肝の気が滞ると、全身の気の巡りが悪くなり、脾胃の消化・吸収の働きも鈍くなります。せっかく摂った栄養が、かえって体の負担となり、ため息がでる、胸がつかえる、イライラする、眠れない、胃腸の調子が悪い――といった不調が現れやすくなります。
だからこそこの時期の賢い食べ方は、やみくもに補うことではなく、肝の気をのびやかにし、脾胃を助けて滞りをさばく食養生なのです。
年末年始の胃腸を救う一皿 「筑前煮」で肝と脾胃を同時に整える
日本の伝統的な家庭料理である筑前煮は、一見とても素朴ですが、実は体を思いやる絶妙なバランスを備えた料理です。滋養スープのように重たすぎることもなく、年末年始の体調にちょうどよく寄り添ってくれます。
筑前煮の主役は、れんこん・ごぼう・にんじんといった根菜類。これらは土の中で育つ食材で、性質もどっしりと落ち着いており、浮つきがちな気を下へと引き戻し、胃の気を下げ、肝と脾のバランスを整える働きがあります。
さらに、しいたけが脾胃を元気づけ、宴席続きで鈍くなった消化力を呼び覚まし、少量の鶏肉やこんにゃくが、重くなりすぎない形で気血を補ってくれます。

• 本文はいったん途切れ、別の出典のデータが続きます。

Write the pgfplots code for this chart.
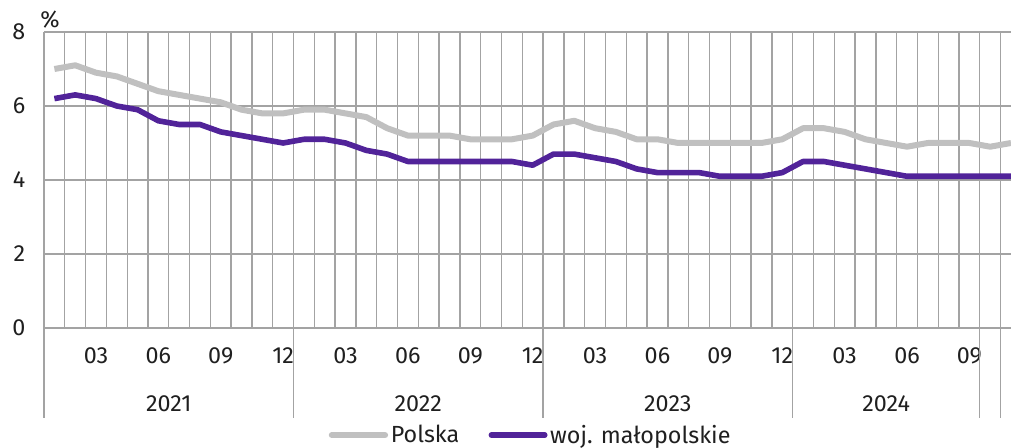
\documentclass[border=0pt]{standalone}
\usepackage{fontspec}
\setmainfont{Fira Sans}
\usepackage{pgfplots}
\pgfplotsset{compat=1.18}
\definecolor{gridc}{RGB}{163,163,163}
\definecolor{polska}{RGB}{192,192,192}
\definecolor{malo}{RGB}{81,35,153}
\pgfplotstableread{
x pl ma
0.5 7.0 6.2
1.5 7.1 6.3
2.5 6.9 6.2
3.5 6.8 6.0
4.5 6.6 5.9
5.5 6.4 5.6
6.5 6.3 5.5
7.5 6.2 5.5
8.5 6.1 5.3
9.5 5.9 5.2
10.5 5.8 5.1
11.5 5.8 5.0
12.5 5.9 5.1
13.5 5.9 5.1
14.5 5.8 5.0
15.5 5.7 4.8
16.5 5.4 4.7
17.5 5.2 4.5
18.5 5.2 4.5
19.5 5.2 4.5
20.5 5.1 4.5
21.5 5.1 4.5
22.5 5.1 4.5
23.5 5.2 4.4
24.5 5.5 4.7
25.5 5.6 4.7
26.5 5.4 4.6
27.5 5.3 4.5
28.5 5.1 4.3
29.5 5.1 4.2
30.5 5.0 4.2
31.5 5.0 4.2
32.5 5.0 4.1
33.5 5.0 4.1
34.5 5.0 4.1
35.5 5.1 4.2
36.5 5.4 4.5
37.5 5.4 4.5
38.5 5.3 4.4
39.5 5.1 4.3
40.5 5.0 4.2
41.5 4.9 4.1
42.5 5.0 4.1
43.5 5.0 4.1
44.5 5.0 4.1
45.5 4.9 4.1
46.5 5.0 4.1
}\data
\begin{document}
\begin{tikzpicture}
\begin{axis}[
  at={(0pt,0pt)}, anchor=south west,
  width=725.25pt, height=222pt, scale only axis,
  clip=false,
  xmin=0, xmax=46.5, ymin=0, ymax=8,
  axis line style={draw=none},
  ytick={0,2,4,6,8}, yticklabels={0,2,4,6,8},
  xtick={2.5,5.5,...,44.5},
  xticklabels={03,06,09,12,03,06,09,12,03,06,09,12,03,06,09},
  minor xtick={0,1,...,46},
  xminorgrids, ymajorgrids, xmajorgrids=false,
  grid style={gridc, line width=1pt},
  minor grid style={gridc, line width=1pt},
  major tick length=0pt, minor tick length=0pt,
  tick label style={font=\fontsize{17.5}{20}\selectfont, text=black!88},
  yticklabel style={xshift=-10.5pt},
  xticklabel style={yshift=-11.5pt},
  extra x ticks={6,18,30,40.5},
  extra x tick labels={2021,2022,2023,2024},
  extra x tick style={grid=none, xticklabel style={yshift=-36pt}},
  legend style={at={(0.5036,-0.362)}, anchor=center, draw=none, fill=none,
    font=\fontsize{17.5}{20}\selectfont, text=black!88,
    /tikz/every even column/.append style={column sep=20pt},
    inner sep=0pt},
  legend columns=2,
  legend image code/.code={\draw[#1, line cap=round] (0pt,0pt) -- (40pt,0pt);},
]
\addplot[polska, line width=4.5pt, line join=round] table[x=x, y=pl] {\data};
\addlegendentry{Polska}
\addplot[malo, line width=4.2pt, line join=round] table[x=x, y=ma] {\data};
\addlegendentry{woj. małopolskie}
\foreach \v in {0,12,24,36,45,46} {
  \edef\tmp{\noexpand\draw[gridc, line width=1pt] (axis cs:\v,0) -- ++(0pt,-67.5pt);}
  \tmp
}
\node[anchor=base west, inner sep=0pt, font=\fontsize{17.5}{20}\selectfont, text=black!88]
  at ([xshift=-3pt, yshift=3pt]rel axis cs:0,1) {\%};
\end{axis}
\pgfresetboundingbox
\path (-33pt,-90pt) rectangle (725.25pt,246pt);
\end{tikzpicture}
\end{document}
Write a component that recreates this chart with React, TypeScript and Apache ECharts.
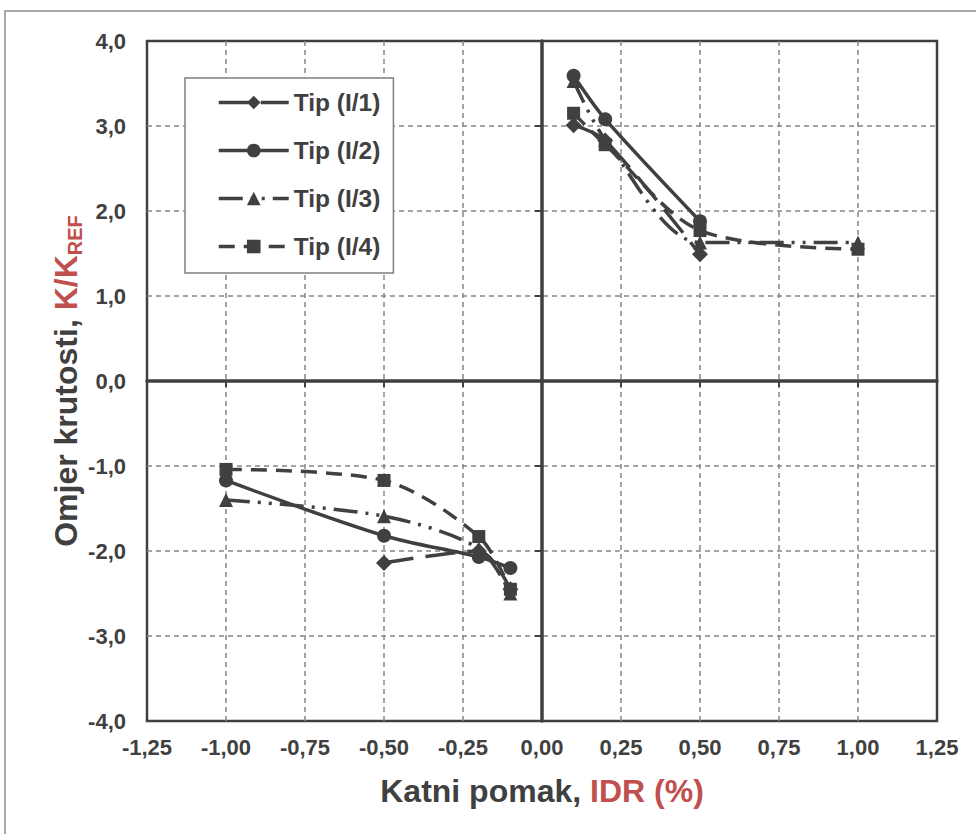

食後には、胸やお腹のつかえが取れ、食欲が整い、体の巡りがすっと良くなるのを感じられるでしょう。心身が自然と落ち着いてくる、まさに年節にふさわしい一皿です。
レシピ:筑前煮
材料(2人分)
- れんこん 少量
- ごぼう 少量
- にんじん 1/2本
- 干ししいたけ 2枚(戻しておく)
- 鶏もも肉 少々(またはこんにゃくで代用)
- 和風だし 適量
- しょうゆ・砂糖・みりん 各少々
作り方
- 根菜は切ったあと、すぐに煮るのではなく、先に軽く炒めて香りを引き出す。
- だしとしいたけを加え、弱火でゆっくり煮含めて味を中まで染み込ませる。
- 最後に鶏肉と調味料を加え、濃すぎないやさしい味に仕上げる。
この筑前煮は、年末年始のごちそう続きで胸がつかえる、胃が重い、食欲がわかないといった人、また気分が落ち込みやすい、ため息が多い、眠りが浅いといった人にもおすすめです。
結び
年末年始のにぎわいは、決して体に負担がかかってはなりません。この筑前煮は、冬至を過ぎ、年節へと向かう「切り替わりの時期」のための食養生レシピです。
養生は、ただ補うだけではなく、季節と体の気の流れに寄り添うことが大切です。気の巡りが整えば、体の陽気は自然と育ち、再びいきいきとした力を取り戻していきます。